Eventual-Inc / Daft

Distributed DataFrame for Python designed for the cloud, powered by Rust
https://getdaft.io
Apache License 2.0
1.82k stars 113 forks source link

Syntactic sugar for nested getting in column names #1994

Open jaychia opened 3 months ago

jaychia commented 3 months ago

Is your feature request related to a problem? Please describe.

When retrieving nested columns in structs, we currently rely on the Expression.struct.get(...) accessor. However, for deeply nested structs this may get extremely verbose.

Instead, a proposed solution might be to simply use . delimiters in the column itself. For example:

df = df.with_column("nested_bar", df["foo.bar"])
samster25 commented 3 months ago

👀 @kevinzwang

kevinzwang commented 3 months ago

Yeah this is a good idea. Could be applicable to list accessors too(?). When do we want to get this done? Deriving expressions from column names is something we'll eventually get around to in selector expressions, so I'm wondering if it'll make sense to think about these two things together.

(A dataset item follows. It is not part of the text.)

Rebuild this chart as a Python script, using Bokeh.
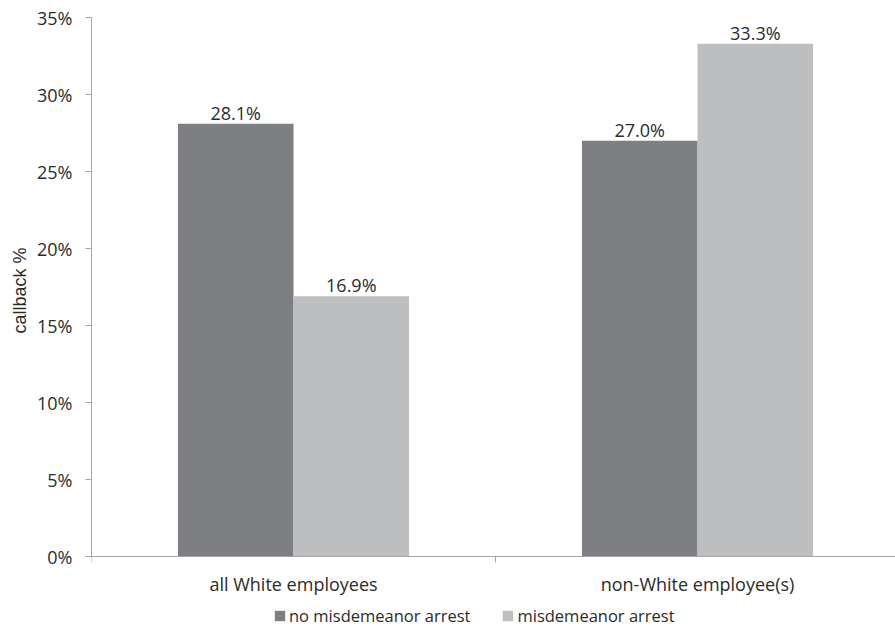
from bokeh.plotting import figure
from bokeh.models import (Range1d, FixedTicker, PrintfTickFormatter, Legend, LegendItem,
                          ColumnDataSource, Title)
from bokeh.core.properties import value
from bokeh.embed import file_html
from bokeh.resources import INLINE

categories = ["all White employees", "non-White employee(s)"]
series_names = ["no misdemeanor arrest", "misdemeanor arrest"]
no_arrest = [28.1, 27.0]
arrest = [16.9, 33.3]
y_ticks = [0, 5, 10, 15, 20, 25, 30, 35]

colors = ["#7e7f83", "#bdbec0"]
FONT = "Open Sans"
TXT = "#2b2b2b"

# layout: value axis 0..35 spans 539 px; 71 px of space below it hold the
# category labels and the legend inside the frame
Y_MAX = 35
Y_MIN = -Y_MAX * 71 / 539

p = figure(frame_width=804, frame_height=610,
           output_backend="svg", toolbar_location=None,
           x_range=Range1d(0, 1.99), y_range=Range1d(Y_MIN, Y_MAX),
           min_border_left=91, min_border_right=0, min_border_top=17, min_border_bottom=0)
p.outline_line_color = None
p.xgrid.visible = False
p.ygrid.visible = False

bar_w = 0.286
centers = [i + 0.5 for i in range(len(categories))]
series = [no_arrest, arrest]
offsets = [-bar_w / 2, bar_w / 2]
renderers = []
for vals, off, col in zip(series, offsets, colors):
    src = ColumnDataSource(dict(x=[c + off for c in centers], top=vals,
                                label=[f"{v:.1f}%" for v in vals]))
    r = p.vbar(x="x", top="top", bottom=0, width=bar_w, source=src,
               fill_color=col, line_color=None)
    renderers.append(r)
    p.text(x="x", y="top", text="label", source=src, text_align="center",
           text_baseline="alphabetic", y_offset=-11, text_font=value(FONT),
           text_font_size="18px", text_color=TXT)

# x axis (drawn at the 0% line)
xa = p.xaxis[0]
xa.fixed_location = 0
xa.ticker = FixedTicker(ticks=centers, minor_ticks=[0, 1])
xa.major_label_overrides = {c: name for c, name in zip(centers, categories)}
xa.major_tick_line_color = None
xa.major_tick_out = 6
xa.minor_tick_out = 6
xa.minor_tick_in = 0
xa.minor_tick_line_color = "#a6a6a6"
xa.axis_line_color = "#a6a6a6"
xa.major_label_text_font = FONT
xa.major_label_text_font_size = "18px"
xa.major_label_text_color = TXT
xa.major_label_standoff = 9

ya = p.yaxis[0]
ya.bounds = (0, Y_MAX)
ya.ticker = FixedTicker(ticks=y_ticks, minor_ticks=[])
ya.formatter = PrintfTickFormatter(format="%d%%")
ya.major_tick_out = 6
ya.major_tick_in = 0
ya.major_tick_line_color = "#a6a6a6"
ya.axis_line_color = "#a6a6a6"
ya.major_label_text_font = FONT
ya.major_label_text_font_size = "18px"
ya.major_label_text_color = TXT
ya.major_label_standoff = 13

# value-axis title, centred on the 0..35% span
ytitle = Title(text="callback %", align="left", offset=294,
               text_font="Liberation Sans", text_font_size="18px",
               text_font_style="normal", text_color=TXT)
p.add_layout(ytitle, "left")

legend = Legend(items=[LegendItem(label=n, renderers=[r]) for n, r in zip(series_names, renderers)],
                orientation="horizontal", location=(182, 0),
                label_text_font=FONT, label_text_font_size="16.5px", label_text_color=TXT,
                glyph_width=13, glyph_height=13, spacing=31, label_standoff=3,
                label_height=16, border_line_color=None, background_fill_alpha=0,
                padding=0, margin=0)
p.add_layout(legend, "center")

open("out.html", "w").write(file_html(p, INLINE))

Would also want to make sure it doesn't conflict with selector expression syntax since foo.bar could also be interpreted as a regex

samster25 commented 3 months ago

@kevinzwang I think this should much simpler than the selector expressions that we talked about since col(a.b.c) will always refer to exactly 1 column. Whereas selector expressions can refer to many.

jaychia commented 1 month ago

@kevinzwang to sync with @samster25 on this issue